Simon Tibbling of Sweden looks to have a bright future, while Germany have named a strong squad including Matthias Ginter and both Lars and Sven Bender, along with Schalke's Max Meyer.
Tottenham forward Son Heung-min will line up for South Korea, with new Manchester City signing Gerónimo Rulli playing in goal for Argentina at the Games. Jonathan Calleri, a young forward who is reportedly on the brink of a move to West Ham United, has also been selected for Argentina.
Finally, Portugal have a useful squad of players to select from, with Andre Martins and Bruno Fernandes among the most recognisable names on show, with Liverpool's Tiago Ilori picked too.
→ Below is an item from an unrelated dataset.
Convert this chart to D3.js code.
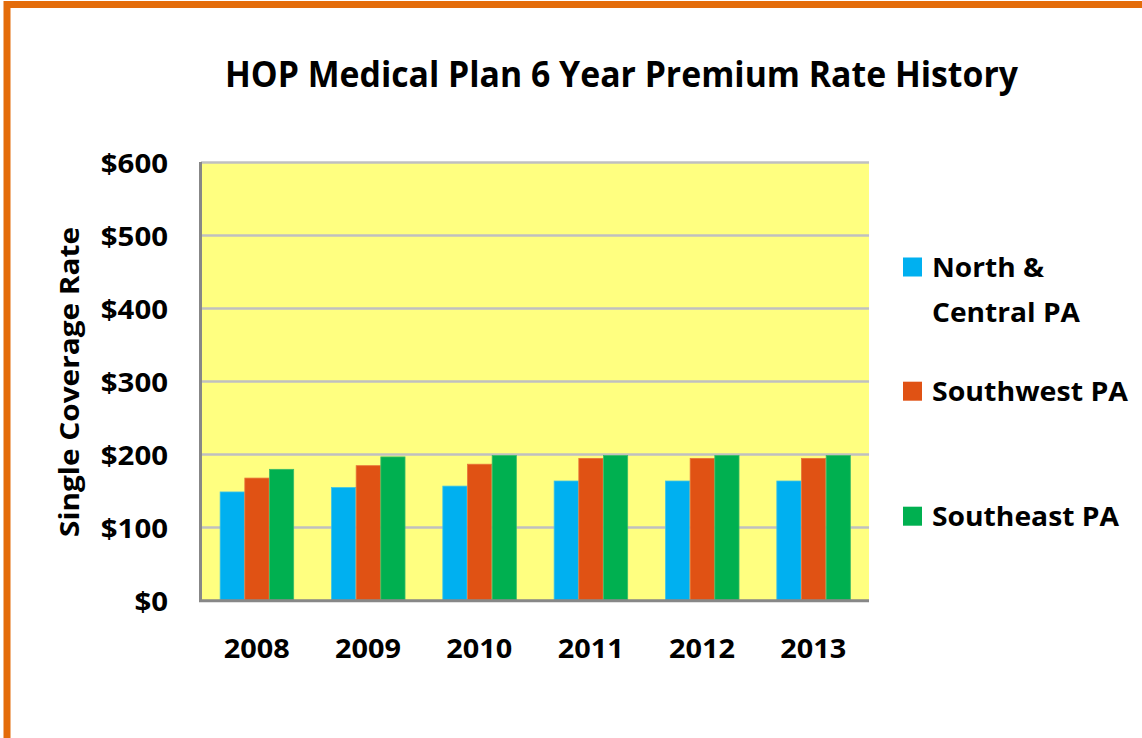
<!DOCTYPE html>
<html>
<head>
<meta charset="utf-8">
<script src="https://cdn.jsdelivr.net/npm/d3@7"></script>
<style>
  html, body { margin: 0; padding: 0; background: #ffffff; }
  svg { display: block; }
  text { font-family: "Open Sans", Lato, sans-serif; font-weight: 700; fill: #000; }
</style>
</head>
<body>
<svg id="chart" width="1142" height="738"></svg>
<script>
const title = "HOP Medical Plan 6 Year Premium Rate History";
const yAxisTitle = "Single Coverage Rate";
const years = ["2008", "2009", "2010", "2011", "2012", "2013"];
const seriesNames = ["North & Central PA", "Southwest PA", "Southeast PA"];
const legendLines = [["North &", "Central PA"], ["Southwest PA"], ["Southeast PA"]];
const northCentral = [148, 154, 156, 163, 163, 163];
const southwest = [167, 184, 186, 194, 194, 194];
const southeast = [179, 196, 198, 198, 198, 198];
const yTicks = [0, 100, 200, 300, 400, 500, 600];
const colors = ["#00B0F0", "#E05214", "#00B050"];
const edgeColors = ["#3FC4E6", "#E8743A", "#3CBC68"];

const seriesValues = [northCentral, southwest, southeast];
const FONT = "'Open Sans', Lato, sans-serif";

const svg = d3.select("#chart");

// orange frame
svg.append("rect")
  .attr("x", 7).attr("y", 4.5)
  .attr("width", 1300).attr("height", 900)
  .attr("fill", "none")
  .attr("stroke", "#E46C0A")
  .attr("stroke-width", 7);

const plot = { left: 201, right: 869, top: 162, bottom: 600 };

const x = d3.scaleBand()
  .domain(years)
  .range([plot.left, plot.right])
  .paddingInner(0.335)
  .paddingOuter(0.1675);

const xSub = d3.scaleBand()
  .domain(d3.range(seriesNames.length))
  .range([0, x.bandwidth()]);

const y = d3.scaleLinear()
  .domain([0, 600])
  .range([plot.bottom, plot.top]);

// plot area background
svg.append("rect")
  .attr("x", plot.left).attr("y", plot.top)
  .attr("width", plot.right - plot.left)
  .attr("height", plot.bottom - plot.top)
  .attr("fill", "#FFFF80");

// gridlines
const grid = svg.append("g")
  .attr("transform", `translate(${plot.left},0)`)
  .call(d3.axisLeft(y).tickValues(yTicks.filter(d => d > 0)).tickSize(-(plot.right - plot.left)).tickFormat(""));
grid.select(".domain").remove();
grid.selectAll(".tick line").attr("stroke", "#C0C0C0").attr("stroke-width", 2.5);

// bars
const groups = svg.append("g").selectAll("g")
  .data(years)
  .join("g")
  .attr("transform", d => `translate(${x(d)},0)`);

groups.selectAll("rect")
  .data((d, i) => seriesValues.map((vals, s) => ({ s, v: vals[i] })))
  .join("rect")
  .attr("x", d => xSub(d.s) + 0.5)
  .attr("width", xSub.bandwidth() - 0.5)
  .attr("y", d => y(d.v))
  .attr("height", d => y(0) - y(d.v))
  .attr("fill", d => colors[d.s])
  .attr("stroke", d => edgeColors[d.s])
  .attr("stroke-width", 0.8);

// axes lines
svg.append("line")
  .attr("x1", plot.left - 0.5).attr("x2", plot.left - 0.5)
  .attr("y1", plot.top).attr("y2", plot.bottom + 2)
  .attr("stroke", "#878787").attr("stroke-width", 3);
svg.append("line")
  .attr("x1", plot.left - 2).attr("x2", plot.right)
  .attr("y1", plot.bottom + 0.8).attr("y2", plot.bottom + 0.8)
  .attr("stroke", "#878787").attr("stroke-width", 3);

// y axis labels
const yAxis = svg.append("g")
  .attr("transform", `translate(${plot.left},0)`)
  .call(d3.axisLeft(y).tickValues(yTicks).tickSize(0).tickPadding(33).tickFormat(d => "$" + d));
yAxis.select(".domain").remove();
yAxis.selectAll("text")
  .attr("dy", null)
  .attr("y", 10)
  .style("font-family", FONT)
  .style("font-weight", 700)
  .style("font-size", "27px")
  .attr("textLength", d => ("$" + d).length * 16.8)
  .attr("lengthAdjust", "spacingAndGlyphs")
  .attr("fill", "#000");

// x axis labels
const xAxis = svg.append("g")
  .attr("transform", `translate(0,${plot.bottom})`)
  .call(d3.axisBottom(x).tickSize(0).tickPadding(0));
xAxis.select(".domain").remove();
xAxis.selectAll("text")
  .attr("dy", null)
  .attr("y", 58)
  .style("font-family", FONT)
  .style("font-weight", 700)
  .style("font-size", "27px")
  .attr("textLength", 66)
  .attr("lengthAdjust", "spacingAndGlyphs")
  .attr("fill", "#000");

// title
svg.append("text")
  .attr("x", 621.5).attr("y", 87)
  .attr("text-anchor", "middle")
  .attr("textLength", 793)
  .attr("lengthAdjust", "spacingAndGlyphs")
  .style("font-size", "35px")
  .text(title);

// y axis title
svg.append("text")
  .attr("transform", "translate(79,382) rotate(-90)")
  .attr("text-anchor", "middle")
  .attr("textLength", 310)
  .attr("lengthAdjust", "spacingAndGlyphs")
  .style("font-size", "26px")
  .text(yAxisTitle);

// legend
const legendTops = [257.5, 381.7, 506.7];
const legendWidths = [[112, 148], [196], [187]];
const legend = svg.append("g").selectAll("g")
  .data(seriesNames)
  .join("g")
  .attr("transform", (d, i) => `translate(903,${legendTops[i]})`);
legend.append("rect")
  .attr("width", 19).attr("height", 19)
  .attr("fill", (d, i) => colors[i]);
legend.each(function (d, i) {
  const g = d3.select(this);
  legendLines[i].forEach((line, j) => {
    g.append("text")
      .attr("x", 29)
      .attr("y", 19.5 + j * 45)
      .attr("textLength", legendWidths[i][j])
      .attr("lengthAdjust", "spacingAndGlyphs")
      .style("font-size", "27px")
      .text(line);
  });
});
</script>
</body>
</html>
Brazil's squad looks unbalanced and while it is entirely possible that Neymar fires them to glory on home soil, their status as short-priced favourites for the gold medal does not look good value.
Odds of 6/1 and 7/1 on Argentina and Germany respectively are more tempting, while the 20/1 on Mexico to defend their title is a very big price indeed.
It has already been a summer to remember and Portugal could well follow up their unexpected triumph at Euro 2016 with another title here. They can be backed at 10/1 to take the gold medal.
Away from the outrights market, there are some juicy prices on offer for nations to claim a medal by finishing in the top three of the 2016 Olympic Games football tournament.
The 11/4 on Mexico - drawn against Germany, Fiji and South Korea in the group stage of the competition - to win a medal is far too big to ignore, while the 6/1 on Japan and the 8/1 on South Korea are also very appealing as well in this market.